But there is NO WAY that the total ban on new civilian registrations since 1986 can be anything other than “arbitrary and capricious”, and therefore presumptively invalid under Heller. An automatic firearm is more dangerous than a semiautomatic one, and more unusual. But an automatic firearm made in 1987 is exactly identical in every relevant way to one of the same model made in 1985, except for the federal law which leaves the latter legally ownable by anyone who can keep their nose clean long enough to fill out the paperwork and pay the tax while rendering the former absolutely forbidden to any civilian ownership whatsoever, now and for all time.
Miriam-Webster would do well to include the Hughes Amendment as an illustration of the meaning of “arbitrary” in their dictionaries.
Furthermore, since the Hughes Amendment is Federal law, it could (in theory) be more readily struck down right now than any of the onerous state and local prohibitions which are in actuality going to be the next battlefield. Incorporation is irrelevant to the Hughes.

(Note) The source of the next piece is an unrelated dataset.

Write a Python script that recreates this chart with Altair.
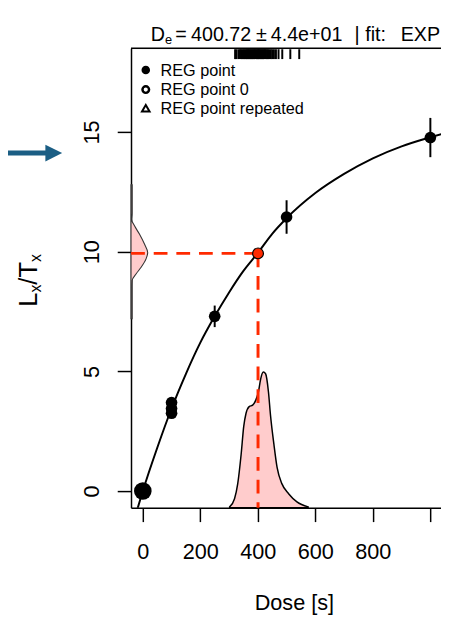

I understand the tactical reasons for choosing to fight for incorporation first. But we should not lose sight of the fact that the prerequisite question for striking down Hughes is actually _more_ settled by Heller than the equivalent question for striking down the Chicago handgun ban.
While I obviously agree that the machine gun ban should be overturned (or more preferably repealed,) I don’t know about the “arbitrary and capricious” argument. That part of the decision specifically was addressing licensing, and is quoting from the oral arguments.

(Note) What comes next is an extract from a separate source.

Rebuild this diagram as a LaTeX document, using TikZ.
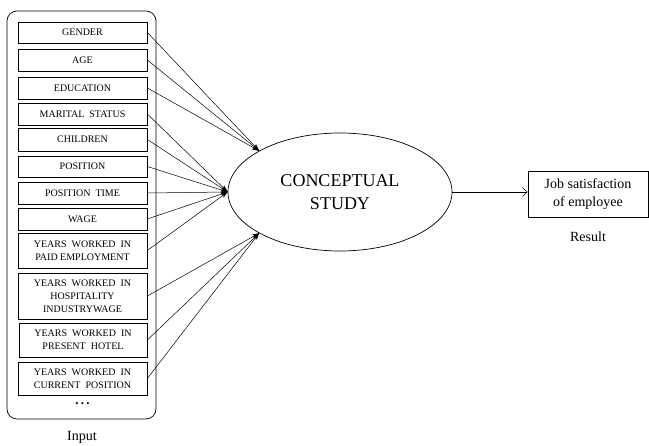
\documentclass[tikz,border=0pt]{standalone}
\usepackage{fontspec}
\setmainfont{Liberation Serif}
\usetikzlibrary{shapes.geometric,arrows.meta}
\begin{document}
\begin{tikzpicture}[x=1pt,y=-1pt,
  inbox/.style={draw,line width=0.7pt,minimum width=129pt,inner sep=0pt,align=center,font=\fontsize{10}{13}\selectfont},
  inarrow/.style={draw,line width=0.5pt,-{Stealth[length=7pt,width=4.5pt]}},
  lbl/.style={font=\fontsize{14}{17}\selectfont}]
\useasboundingbox (0,0) rectangle (649,446);
\draw[line width=0.7pt,rounded corners=10pt] (7,11) rectangle (156,419);
\node[inbox,minimum height=21pt] (b1) at (82.5,32.5) {GENDER};
\node[inbox,minimum height=22pt] (b2) at (82.5,60) {AGE};
\node[inbox,minimum height=22pt] (b3) at (82.5,88) {EDUCATION};
\node[inbox,minimum height=22pt] (b4) at (82.5,114) {MARITAL\ \ STATUS};
\node[inbox,minimum height=23pt] (b5) at (82.5,139.5) {CHILDREN};
\node[inbox,minimum height=21pt] (b6) at (82.5,166.5) {POSITION};
\node[inbox,minimum height=22pt] (b7) at (82.5,193) {POSITION\ \ TIME};
\node[inbox,minimum height=22pt] (b8) at (82.5,219) {WAGE};
\node[inbox,minimum height=35pt] (b9) at (82.5,250.5) {YEARS\ \ WORKED\ \ IN\\PAID EMPLOYMENT};
\node[inbox,minimum height=46pt] (b10) at (82.5,296) {YEARS\ \ WORKED\ \ IN\\HOSPITALITY\\INDUSTRYWAGE};
\node[inbox,minimum height=34pt,minimum width=128pt] (b11) at (83,340) {YEARS\ \ WORKED\ \ IN\\PRESENT\ \ HOTEL};
\node[inbox,minimum height=33pt] (b12) at (82.5,378.5) {YEARS\ \ WORKED\ \ IN\\CURRENT\ \ POSITION};
\node[font=\bfseries\fontsize{13}{14}\selectfont] (dots) at (82.5,404) {.\,.\,.};
\node[lbl] (input) at (82,437) {Input};
\node[ellipse,draw,line width=0.7pt,minimum width=224pt,minimum height=118pt,inner sep=0pt,align=center,font=\fontsize{18}{23}\selectfont] (cs) at (340,192) {CONCEPTUAL\\STUDY};
\node[draw,line width=0.7pt,minimum width=120pt,minimum height=46pt,inner sep=0pt,align=center,font=\fontsize{14}{18}\selectfont] (job) at (588,194) {Job satisfaction\\of employee};
\node[lbl] (res) at (588,237) {Result};
\coordinate (up) at (cs.153);
\coordinate (mid) at (cs.west);
\coordinate (lo) at (cs.207);
\foreach \b in {b1,b2,b3} \draw[inarrow] (\b.east) -- (up);
\foreach \b in {b4,b5,b6,b7,b8,b9} \draw[inarrow] (\b.east) -- (mid);
\foreach \b in {b10,b11,b12} \draw[inarrow] (\b.east) -- (lo);
\draw[line width=0.5pt,-{Straight Barb[length=5pt,width=9pt]}] (cs.east) -- (cs.east -| job.west);
\end{tikzpicture}
\end{document}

Furthermore, the way the ban is set up is effectively a ban with a grandfather clause, which is not uncommon. What makes this different is that machine guns are still legal to manufacture under certain circumstances (military, LE and export,) whereas such a ban would normally be on all production after the ban took effect. When the court refers to “arbitrary and capricious” licensing, I think what they are referring to is a situation like exists in some areas of California, where if you are famous you can get a carry permit, any one else need not apply.
You are correct in saying that, being a federal law, the Hughes Amendment is probably more readily challenged under Heller. However, I think that the better line would probably be under the “entire class of arms” argument. For tactical reasons, I think incorporation is the better fight, especially in Chicago, where the case is very close to D.C., making the case almost exclusively incorporation. Also, machine guns are a very touchy subject, and fighting that fight without some more established jurisprudence could not only damage the machine gun fight, but others as well. A bad ruling could affect much more than FA.
Anyways, I want someone to slip an amendment on a bill in the dead of night repealing Hughes, I like poetic justice.
The other irony is that for the moment NFA might help us, because lifting ’86 ban and the GCA provisions would leave us with the NFA, and so few crimes have been committed with NFA weapons that the opposition is left without a strong rational argument. However, I think long term NFA should be repealed.
Remember too, that even without a court ruling, Congress is free to repeal any of those. Contact them early and often.